I began writing posts about my teaching plans and experiences because I thought it might contribute to demystifying our profession — and perhaps counteract, just a little bit, the way it is sometimes demonized (or ridiculed). I discovered after that first year that there were real benefits in this for me, and, not incidentally (if less directly) for my students, and so I’ve kept it up ever since (you can browse through the archive of posts here, if you’re interested). At this point, I’ve talked about pretty much all the courses in my regular teaching rotation at least once, but while there’s some repetition, I do vary the reading lists from time to time. And I’ve also strayed occasionally from straight-up reporting to broader reflections on different aspects of pedagogy or extended reflections on our readings, so for me at least that keeps the exercise interesting.

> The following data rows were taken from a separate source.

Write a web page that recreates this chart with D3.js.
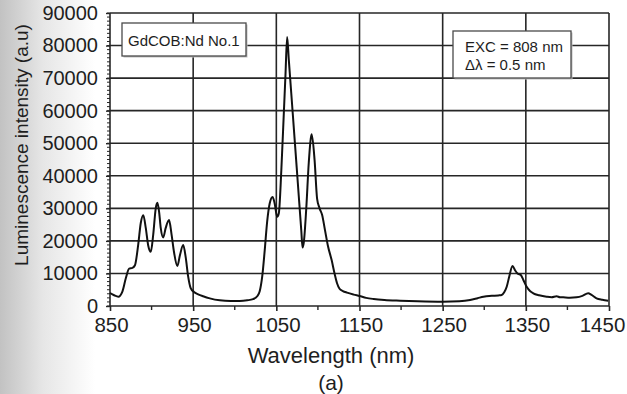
<!DOCTYPE html>
<html>
<head>
<meta charset="utf-8">
<script src="https://cdn.jsdelivr.net/npm/d3@7/dist/d3.min.js"></script>
<style>
  html, body { margin: 0; padding: 0; background: #fff; }
  svg { display: block; }
  text { font-family: "Liberation Sans", Arial, Helvetica, sans-serif; fill: #1e1e1e; }
</style>
</head>
<body>
<svg id="chart" width="627" height="394"></svg>
<script>
// Emission spectrum of GdCOB:Nd (sample No.1), excitation at 808 nm
const wavelength = [
  850, 855, 860, 865, 869, 873, 877, 880, 884, 887, 890, 893, 896, 899, 902, 905, 907, 909, 911, 914,
  917, 921, 924, 927, 931, 934, 938, 941, 944, 947, 951, 956, 962, 970, 982, 995, 1006, 1015, 1022, 1027,
  1030, 1033, 1036, 1039, 1042, 1045.5, 1048, 1051, 1053, 1056, 1059, 1061, 1063, 1065, 1068, 1071, 1074.5, 1077, 1080, 1081.5,
  1083, 1086, 1089, 1092.5, 1096, 1099, 1102, 1105, 1108.5, 1112, 1116.5, 1120, 1123, 1126, 1130, 1135, 1143, 1150, 1158, 1167,
  1180, 1199, 1220, 1250, 1270, 1283, 1292, 1299, 1306, 1311, 1317, 1321, 1324, 1327, 1330, 1334, 1337, 1340, 1344, 1347,
  1351, 1355, 1359, 1366, 1375, 1381, 1387, 1391, 1395, 1403, 1411, 1418, 1425, 1429, 1435, 1442, 1449
];
const intensity = [
  4000, 3300, 2850, 4500, 8500, 11500, 11700, 12500, 19000, 25500, 27900, 24000, 18500, 16650, 22000, 30000, 31700, 29000, 24000, 21070,
  24000, 26380, 22000, 16500, 12270, 15500, 18710, 15000, 9000, 5500, 4300, 3600, 3000, 2350, 1750, 1550, 1550, 1750, 2100, 3000,
  4500, 9000, 17000, 26000, 31500, 33500, 31500, 27400, 28500, 41700, 59200, 71000, 82600, 75600, 65200, 54700, 42500, 33700, 23200, 18000,
  19500, 30000, 44000, 52760, 44800, 33000, 30000, 28000, 23300, 18500, 14100, 10000, 7000, 5300, 4600, 4100, 3500, 3070, 2500, 2150,
  1850, 1630, 1450, 1320, 1450, 1840, 2400, 2850, 3100, 3160, 3250, 3370, 4200, 5900, 9000, 12270, 11000, 10000, 9500, 8000,
  5900, 4600, 3900, 3300, 2850, 2700, 3000, 2700, 2650, 2550, 2660, 3100, 3900, 3400, 2350, 1900, 1630
];
const xTicks = [850, 950, 1050, 1150, 1250, 1350, 1450];
const yTicks = [0, 10000, 20000, 30000, 40000, 50000, 60000, 70000, 80000, 90000];
const sampleLabel = "GdCOB:Nd No.1";
const conditionLines = ["EXC = 808 nm", "\u0394\u03bb = 0.5 nm"];
const xTitle = "Wavelength (nm)";
const yTitle = "Luminescence intensity (a.u)";
const panelLabel = "(a)";

const svg = d3.select("#chart");
const W = 627, H = 394;
const m = { left: 110, right: 18, top: 13, bottom: 88 };
const plotW = W - m.left - m.right;
const plotH = H - m.top - m.bottom;

// soft page shading along the left edge
const defs = svg.append("defs");
const grad = defs.append("linearGradient").attr("id", "shade").attr("x1", 0).attr("x2", 1).attr("y1", 0).attr("y2", 0);
grad.append("stop").attr("offset", "0%").attr("stop-color", "#c2c2c2");
grad.append("stop").attr("offset", "45%").attr("stop-color", "#e6e6e6");
grad.append("stop").attr("offset", "100%").attr("stop-color", "#ffffff");
svg.append("rect").attr("width", W).attr("height", H).attr("fill", "#fff");
svg.append("rect").attr("width", 95).attr("height", H).attr("fill", "url(#shade)");

const x = d3.scaleLinear().domain([850, 1450]).range([m.left, m.left + plotW]);
const y = d3.scaleLinear().domain([0, 90000]).range([m.top + plotH, m.top]);

const ink = "#262626";

// grid
const grid = svg.append("g").attr("stroke", ink).attr("stroke-width", 1.6);
grid.selectAll("line.h").data(yTicks).join("line")
  .attr("x1", x(850)).attr("x2", x(1450))
  .attr("y1", d => y(d)).attr("y2", d => y(d));
grid.selectAll("line.v").data(xTicks).join("line")
  .attr("y1", y(0)).attr("y2", y(90000))
  .attr("x1", d => x(d)).attr("x2", d => x(d));

// minor ticks on the y axis
const yMinor = d3.range(0, 90001, 1250);
svg.append("g").attr("stroke", ink).attr("stroke-width", 1)
  .selectAll("line").data(yMinor).join("line")
  .attr("x1", x(850) - 3).attr("x2", x(850))
  .attr("y1", d => y(d)).attr("y2", d => y(d));

// axes
const xAxis = d3.axisBottom(x).tickValues(xTicks).tickSize(5).tickPadding(6).tickFormat(d3.format("d"));
const gx = svg.append("g").attr("transform", `translate(0,${y(0)})`).call(xAxis);
gx.select(".domain").remove();
gx.selectAll(".tick line").attr("stroke", ink).attr("stroke-width", 1.6);
gx.selectAll(".tick text").attr("font-size", 20.5).attr("fill", "#1e1e1e")
  .attr("font-family", "Liberation Sans, Arial, sans-serif")
  // the last label is pulled inward so it stays on the page
  .attr("dx", d => d === 1450 ? -7 : 1);
// minor ticks between x grid lines
const xMinor = d3.range(900, 1450, 100);
svg.append("g").attr("stroke", ink).attr("stroke-width", 1.4)
  .selectAll("line").data(xMinor).join("line")
  .attr("x1", d => x(d)).attr("x2", d => x(d))
  .attr("y1", y(0)).attr("y2", y(0) + 4);

const yAxis = d3.axisLeft(y).tickValues(yTicks).tickSize(4).tickPadding(8).tickFormat(d3.format("d"));
const gy = svg.append("g").attr("transform", `translate(${x(850)},0)`).call(yAxis);
gy.select(".domain").remove();
gy.selectAll(".tick line").attr("stroke", ink).attr("stroke-width", 1.4);
gy.selectAll(".tick text").attr("font-size", 20).attr("fill", "#1e1e1e")
  .attr("font-family", "Liberation Sans, Arial, sans-serif");

// spectrum
const pts = wavelength.map((w, i) => [w, intensity[i]]);
const line = d3.line().x(d => x(d[0])).y(d => y(d[1])).curve(d3.curveMonotoneX);
svg.append("path").datum(pts)
  .attr("d", line)
  .attr("fill", "none")
  .attr("stroke", "#111")
  .attr("stroke-width", 2)
  .attr("stroke-linejoin", "round");

// boxed annotations
function labelBox(bx, by, bw, bh) {
  svg.append("rect").attr("x", bx + 1.5).attr("y", by + 1.5).attr("width", bw).attr("height", bh)
    .attr("fill", "#bdbdbd");
  svg.append("rect").attr("x", bx).attr("y", by).attr("width", bw).attr("height", bh)
    .attr("fill", "#fff").attr("stroke", "#4a4a4a").attr("stroke-width", 1.3);
}
labelBox(122, 23, 124, 33);
svg.append("text").attr("x", 128).attr("y", 46).attr("font-size", 15).text(sampleLabel);

labelBox(453, 31, 118, 47);
svg.append("text").selectAll("tspan").data(conditionLines).join("tspan")
  .attr("x", 465).attr("y", (d, i) => 52 + i * 18).attr("font-size", 15).text(d => d);

// axis titles
svg.append("text").attr("x", 331).attr("y", 363).attr("text-anchor", "middle")
  .attr("font-size", 22).text(xTitle);
svg.append("text").attr("x", 331).attr("y", 390).attr("text-anchor", "middle")
  .attr("font-size", 21).text(panelLabel);
svg.append("text")
  .attr("transform", `translate(28,${145}) rotate(-90)`)
  .attr("text-anchor", "middle").attr("font-size", 19).text(yTitle);
</script>
</body>
</html>
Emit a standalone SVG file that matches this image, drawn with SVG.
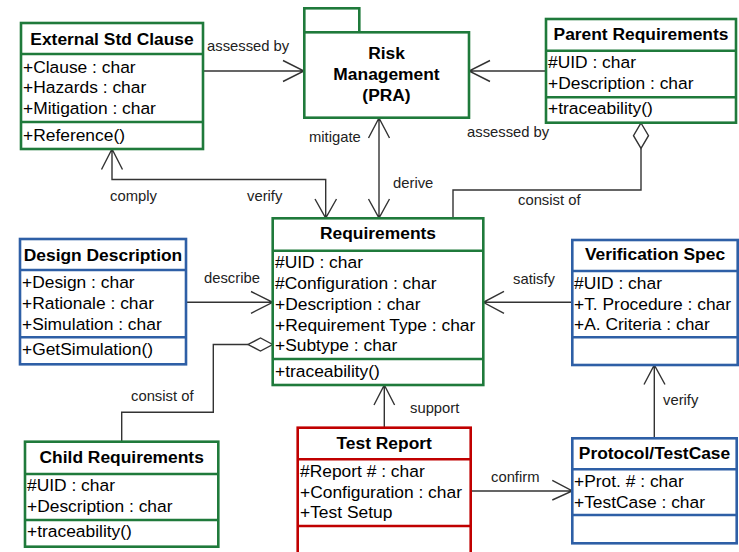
<svg xmlns="http://www.w3.org/2000/svg" width="739" height="552" viewBox="0 0 739 552">
<style>
.bg{fill:#fff}
.g{fill:#fff;stroke:#1f7a3b;stroke-width:2.6}
.b{fill:#fff;stroke:#2e5fa6;stroke-width:2.6}
.r{fill:#fff;stroke:#c00000;stroke-width:2.6}
.gl{stroke:#1f7a3b;stroke-width:2.6}
.bl{stroke:#2e5fa6;stroke-width:2.6}
.rl{stroke:#c00000;stroke-width:2.6}
.t{font-family:"Liberation Sans",Arial,sans-serif;font-size:17.4px;font-weight:bold;fill:#000;text-anchor:middle}
.a{font-family:"Liberation Sans",Arial,sans-serif;font-size:17.4px;fill:#000}
.lb{font-family:"Liberation Sans",Arial,sans-serif;font-size:14.8px;fill:#222}
.c{fill:none;stroke:#333;stroke-width:1.4}
.d{fill:#fff;stroke:#333;stroke-width:1.4}
</style>
<rect class="bg" width="739" height="552"/>

<g id="connectors">
  <!-- External -> Risk : assessed by -->
  <path class="c" d="M203,71 H304 M283,60.5 L304,71 L283,81.5"/>
  <text class="lb" x="207" y="51">assessed by</text>
  <!-- Parent -> Risk : assessed by -->
  <path class="c" d="M546,71 H469 M490,60.5 L469,71 L490,81.5"/>
  <text class="lb" x="467" y="137">assessed by</text>
  <!-- Risk <-> Requirements : mitigate / derive -->
  <path class="c" d="M379,118 V218 M368.5,138 L379,118 L389.5,138 M368.5,199 L379,218 L389.5,199"/>
  <text class="lb" x="309" y="142">mitigate</text>
  <text class="lb" x="393" y="188">derive</text>
  <!-- comply / verify -->
  <path class="c" d="M112,149 V179.5 H325.7 V218 M101.5,169.5 L112,149 L122.5,169.5 M315,199 L325.7,218 L336.5,199"/>
  <text class="lb" x="110" y="201">comply</text>
  <text class="lb" x="247" y="201">verify</text>
  <!-- Parent consist of -->
  <path class="d" d="M641,123 L648.5,135.7 L641,148.3 L633.5,135.7 Z"/>
  <path class="c" d="M641,148.3 V190 H453 V218"/>
  <text class="lb" x="518" y="205">consist of</text>
  <!-- describe -->
  <path class="c" d="M186,302.3 H272.7 M251,291.5 L272.7,302.3 L251,313.3"/>
  <text class="lb" x="204" y="283">describe</text>
  <!-- satisfy -->
  <path class="c" d="M572.3,302.3 H483.3 M504,291.3 L483.3,302.3 L504,313.3"/>
  <text class="lb" x="513" y="284">satisfy</text>
  <!-- child consist of -->
  <path class="d" d="M272.7,344.5 L260.5,338 L248,344.5 L260.5,351 Z"/>
  <path class="c" d="M248,344.5 H213.3 V412.3 H121.7 V441.7"/>
  <text class="lb" x="131" y="400.5">consist of</text>
  <!-- support -->
  <path class="c" d="M384.3,427.7 V385 M374,405 L384.3,385 L394.6,405"/>
  <text class="lb" x="410" y="413">support</text>
  <!-- confirm -->
  <path class="c" d="M470.7,491 H572.3 M552.3,480.3 L572.3,491 L552.3,500"/>
  <text class="lb" x="491" y="481.5">confirm</text>
  <!-- verify Protocol -> Verification Spec -->
  <path class="c" d="M654.3,438.3 V365 M644,384.5 L654.3,365 L665,384.5"/>
  <text class="lb" x="663" y="405">verify</text>
</g>

<g id="external-std-clause">
  <rect class="g" x="21" y="23" width="182" height="126"/>
  <line class="gl" x1="21" y1="54" x2="203" y2="54"/>
  <line class="gl" x1="21" y1="122" x2="203" y2="122"/>
  <text class="t" x="112" y="44.5">External Std Clause</text>
  <text class="a" x="23" y="72.7">+Clause : char</text>
  <text class="a" x="23" y="93.3">+Hazards : char</text>
  <text class="a" x="23" y="114">+Mitigation : char</text>
  <text class="a" x="23" y="141">+Reference()</text>
</g>

<g id="risk-management">
  <rect class="g" x="304.3" y="8.3" width="55" height="24"/>
  <rect class="g" x="304.3" y="32.3" width="164.7" height="85.4"/>
  <text class="t" x="386.5" y="59">Risk</text>
  <text class="t" x="386.5" y="80">Management</text>
  <text class="t" x="386.5" y="100.5">(PRA)</text>
</g>

<g id="parent-requirements">
  <rect class="g" x="546" y="19" width="190" height="103.7"/>
  <line class="gl" x1="546" y1="50.7" x2="736" y2="50.7"/>
  <line class="gl" x1="546" y1="97.3" x2="736" y2="97.3"/>
  <text class="t" x="641" y="39.5">Parent Requirements</text>
  <text class="a" x="548" y="68">#UID : char</text>
  <text class="a" x="548" y="88.5">+Description : char</text>
  <text class="a" x="548" y="113.5">+traceability()</text>
</g>

<g id="requirements">
  <rect class="g" x="272.7" y="218.3" width="210.6" height="166.7"/>
  <line class="gl" x1="272.7" y1="250.7" x2="483.3" y2="250.7"/>
  <line class="gl" x1="272.7" y1="359" x2="483.3" y2="359"/>
  <text class="t" x="378" y="239">Requirements</text>
  <text class="a" x="275" y="267.5">#UID : char</text>
  <text class="a" x="275" y="288.5">#Configuration : char</text>
  <text class="a" x="275" y="309.5">+Description : char</text>
  <text class="a" x="275" y="330.5">+Requirement Type : char</text>
  <text class="a" x="275" y="351">+Subtype : char</text>
  <text class="a" x="275" y="376.5">+traceability()</text>
</g>

<g id="design-description">
  <rect class="b" x="20" y="239" width="166" height="125.3"/>
  <line class="bl" x1="20" y1="270" x2="186" y2="270"/>
  <line class="bl" x1="20" y1="337.3" x2="186" y2="337.3"/>
  <text class="t" x="103" y="260.5">Design Description</text>
  <text class="a" x="22" y="288">+Design : char</text>
  <text class="a" x="22" y="309">+Rationale : char</text>
  <text class="a" x="22" y="329.5">+Simulation : char</text>
  <text class="a" x="22" y="354.5">+GetSimulation()</text>
</g>

<g id="verification-spec">
  <rect class="b" x="572.3" y="240" width="165.4" height="125"/>
  <line class="bl" x1="572.3" y1="271" x2="737.7" y2="271"/>
  <line class="bl" x1="572.3" y1="337.3" x2="737.7" y2="337.3"/>
  <text class="t" x="655" y="259.5">Verification Spec</text>
  <text class="a" x="574" y="288.5">#UID : char</text>
  <text class="a" x="574" y="309.5">+T. Procedure : char</text>
  <text class="a" x="574" y="330">+A. Criteria : char</text>
</g>

<g id="child-requirements">
  <rect class="g" x="25" y="441.7" width="193.3" height="105"/>
  <line class="gl" x1="25" y1="474" x2="218.3" y2="474"/>
  <line class="gl" x1="25" y1="520" x2="218.3" y2="520"/>
  <text class="t" x="121.7" y="463">Child Requirements</text>
  <text class="a" x="27" y="491.3">#UID : char</text>
  <text class="a" x="27" y="512">+Description : char</text>
  <text class="a" x="27" y="537">+traceability()</text>
</g>

<g id="test-report">
  <rect class="r" x="297.7" y="427.7" width="173" height="140"/>
  <line class="rl" x1="297.7" y1="459.3" x2="470.7" y2="459.3"/>
  <line class="rl" x1="297.7" y1="526" x2="470.7" y2="526"/>
  <text class="t" x="384.2" y="448.5">Test Report</text>
  <text class="a" x="300" y="477">#Report # : char</text>
  <text class="a" x="300" y="497.5">+Configuration : char</text>
  <text class="a" x="300" y="517.5">+Test Setup</text>
</g>

<g id="protocol-testcase">
  <rect class="b" x="572.3" y="438.3" width="164.4" height="105"/>
  <line class="bl" x1="572.3" y1="469.3" x2="736.7" y2="469.3"/>
  <line class="bl" x1="572.3" y1="515" x2="736.7" y2="515"/>
  <text class="t" x="654.5" y="458.5">Protocol/TestCase</text>
  <text class="a" x="574" y="487">+Prot. # : char</text>
  <text class="a" x="574" y="508">+TestCase : char</text>
</g>
</svg>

Heading into my seventh season of this series, I have no specific ambitions or plans for it beyond keeping it up and seeing what arises from week to week. One of this term’s classes will already be quite familiar to regular visitors here as I have taught it literally every year I’ve been doing these posts, and that’s Mystery and Detective Fiction. I change it up a bit each time, and this year’s innovation is — finally! — switching to The Big Sleep from The Maltese Falcon. I’ve been thinking about this since at least 2009, when I read it and complained that I found it tiresome: “sexist, homophobic, convoluted.” Rereading this summer, I didn’t love it but I certainly appreciated it more (but yes, it is convoluted, and I’m also still pretty sure it is sexist, though I’ll invite debate about that in class when we get there). The only other tweak is that I’ve cut most of the short fiction: students often remark in their evaluation that there’s a lot of reading in the course, and this allows me to stretch out our time for some of the novels a bit more without losing anything that makes me particularly sad. Today we talked about “The Murders in the Rue Morgue,” and Friday we begin discussions of The Moonstone. Yes, I always reread it — though at this point I do sometimes skim selectively. I almost never get caught out on a detail I’ve forgotten!
My other class this term is The British Novel from Austen to Dickens. I’ve taught this class pretty regularly in recent years but I haven’t assigned Waverley since before I started blogging. I stopped assigning it because the students were so petulant about it in their evaluations — most of them, I should say, as there were always a few who really got it and loved it. We’ll see how it goes this year: it may well provide fodder for a post or two. The other big change is bringing in David Copperfield as my Dickens option: in previous incarnations of this class I have done Hard Times, Great Expectations, A Tale of Two Cities, or A Christmas Carol. It’s our only really loose baggy monster, and it does come right in the middle of term, but I’ve tried to allow enough time for it in the schedule that it won’t kill us all — or kill everyone’s enthusiasm for the class. I’m sure they’ll love it. How could they not? Right? Please? Right now we’re working our way through Persuasion and as far as I can tell they’re keeping up and appreciating it.